World Jewish News
Netanyahu: Palestinian public must hear Abbas condemn Itamar attack
14.03.2011, Israel Prime Minister Benjamin Netanyahu urged Palestinian President Mahmoud Abbas to express to the Palestinian public his condemnation of the deadly attack at a West Bank settlement over the weekend.
In an interview with Israel Radio earlier Monday, Abbas called the stabbing of five members of a family at the settlement of Itamar a despicable, immoral and inhuman act.
"A human being is not capable of something like that," Abbas told the radio. "Scenes like these - the murder of infants and children and a woman slaughtered - cause any person endowed with humanity to hurt and to cry."
Netanyahu responded to the interview by saying it was not enough for Abbas to express such condemnation on Israeli radio – he must also take it to the Palestinian airwaves.
"I hear Abu Mazen [Abbas] condemn the murder in Itamar on Israel Radio this morning," Netanyahu told members of his Likud faction at the Knesset. "His words hold great importance in my eyes, but it is more important that he say these things on Palestinian radio, not just Israel."
Netayahu added that at the same time Abbas spoke with Israel Radio, a Palestinian minister indicated that the murder seemed to have been "carried out by settlers and the State of Israel to evade commitment to the peace process."
Expressions such as these are reminiscent of the responses heard immediately after the September 11 terrorist attacks, said Netanyahu. "It would have been bad had it been said by just some guy off the street, but this was said by a minister in the Palestinian Authority's government, and to my great sadness, he was not the only one to say it."

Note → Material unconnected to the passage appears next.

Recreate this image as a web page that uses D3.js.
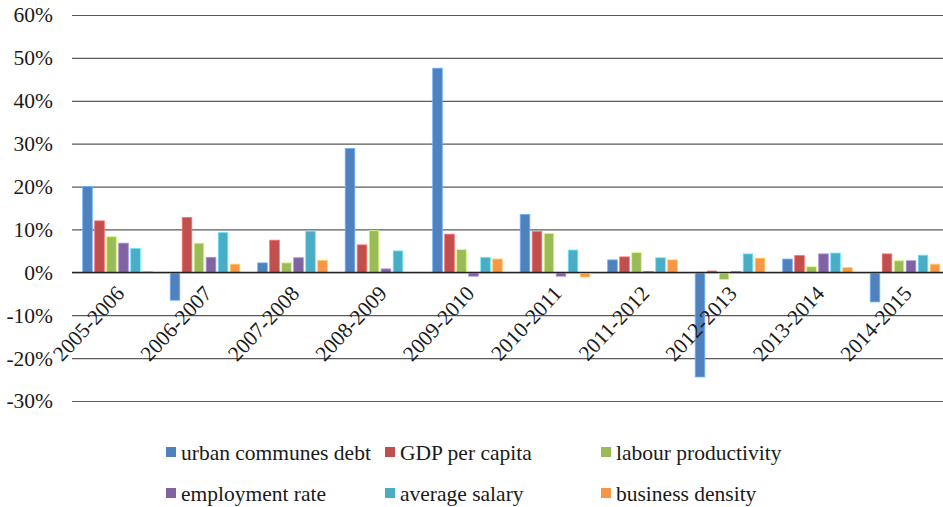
<!DOCTYPE html>
<html><head><meta charset="utf-8">
<script src="https://cdn.jsdelivr.net/npm/d3@7"></script>
<style>body{margin:0;background:#fff}svg{display:block}</style>
</head><body>
<svg id="c" width="943" height="507"></svg>
<script>
const categories = ["2005-2006","2006-2007","2007-2008","2008-2009","2009-2010","2010-2011","2011-2012","2012-2013","2013-2014","2014-2015"];
const seriesNames = ["urban communes debt","GDP per capita","labour productivity","employment rate","average salary","business density"];
const urbanDebt = [20.0,-6.5,2.2,28.9,47.6,13.5,2.9,-24.4,3.1,-6.9];
const gdpPerCapita = [12.0,12.8,7.5,6.4,8.9,9.5,3.6,0.3,3.9,4.3];
const labourProductivity = [8.3,6.8,2.2,9.7,5.3,9.1,4.6,-1.7,1.3,2.7];
const employmentRate = [6.8,3.5,3.4,0.8,-0.9,-0.9,0.2,0.2,4.3,2.7];
const averageSalary = [5.6,9.3,9.6,5.0,3.5,5.2,3.4,4.3,4.5,4.0];
const businessDensity = [0.2,1.9,2.8,0,3.1,-1.1,2.9,3.3,1.1,1.9];
const yTicks = [60,50,40,30,20,10,0,-10,-20,-30];
const colors = ["#4F81BD","#C0504D","#9BBB59","#8064A2","#4BACC6","#F79646"];

const series = [urbanDebt,gdpPerCapita,labourProductivity,employmentRate,averageSalary,businessDensity];
const svg = d3.select("#c");
const font = "Liberation Serif, serif";
const fs = 21.5;

const y = d3.scaleLinear().domain([-30,60]).range([401,15]);
const step = 87.5;
const xc = d3.scaleBand().domain(categories).range([72.4,72.4+step*10]).padding(0);
const inner = d3.scaleBand().domain(d3.range(6)).range([10.3, 10.3+69.6]).paddingInner(0.2).paddingOuter(0);

// gridlines
const yAxis = d3.axisLeft(y).tickValues(yTicks).tickSize(-(943-72)).tickFormat(d=>d+"%");
const ga = svg.append("g").attr("transform","translate(72,0)").call(yAxis);
ga.attr("font-family",font).attr("font-size",fs);
ga.select(".domain").remove();
ga.selectAll(".tick line").attr("stroke","#5a5a5a").attr("stroke-width",1.2);
ga.selectAll(".tick text").attr("fill","#1a1a1a").attr("x",-19);

// bars
categories.forEach((c,i)=>{
  series.forEach((s,j)=>{
    const v = s[i];
    if (v===0) return;
    svg.append("rect")
      .attr("x", xc(c)+inner(j))
      .attr("width", inner.bandwidth())
      .attr("y", y(Math.max(0,v)))
      .attr("height", Math.abs(y(v)-y(0)))
      .attr("fill", colors[j])
      .attr("stroke", d3.color(colors[j]).brighter(0.9))
      .attr("stroke-width",0.8);
  });
});

// zero line on top
svg.append("line").attr("x1",72).attr("x2",943).attr("y1",y(0)).attr("y2",y(0)).attr("stroke","#222").attr("stroke-width",1.2);

// category labels
const xAxis = d3.axisBottom(xc).tickSize(0).tickPadding(0);
const gx = svg.append("g").attr("transform",`translate(0,${y(0)})`).call(xAxis);
gx.attr("font-family",font).attr("font-size",fs);
gx.select(".domain").remove();
gx.selectAll(".tick text")
  .attr("fill","#1a1a1a")
  .attr("text-anchor","end").attr("dy","0.35em")
  .attr("transform","translate(4,17) rotate(-47)");

// legend
const legX = [166,385,601];
const legY = [452,493];
const lg = svg.append("g").attr("font-family",font).attr("font-size",fs);
seriesNames.forEach((n,j)=>{
  const lx = legX[j%3], ly = legY[Math.floor(j/3)];
  lg.append("rect").attr("x",lx).attr("y",ly-5).attr("width",10).attr("height",10).attr("fill",colors[j]);
  lg.append("text").attr("x",lx+15).attr("y",ly).attr("dy","0.35em").attr("fill","#1a1a1a").text(n);
});
</script>
</body></html>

Following the Friday night attack in Itamar, Netanyahu had repeatedly called on the Palestinians to condemn the murder explicitly, expressing dissatisfaction at the PA's immediate statements to that effect.
In his interview on Monday, Abbas said the Palestinian Authority would have prevented the attack - in which five members of the Fogel family were stabbed to death by two Palestinian terrorists - if it would have had prior information about it. He noted that he agreed with Netanyahu's proposal to launch a joint investigation into the matter.
Abbas added that that he does not expect a wave of terror attacks in the immediate future and stressed that he would not allow it.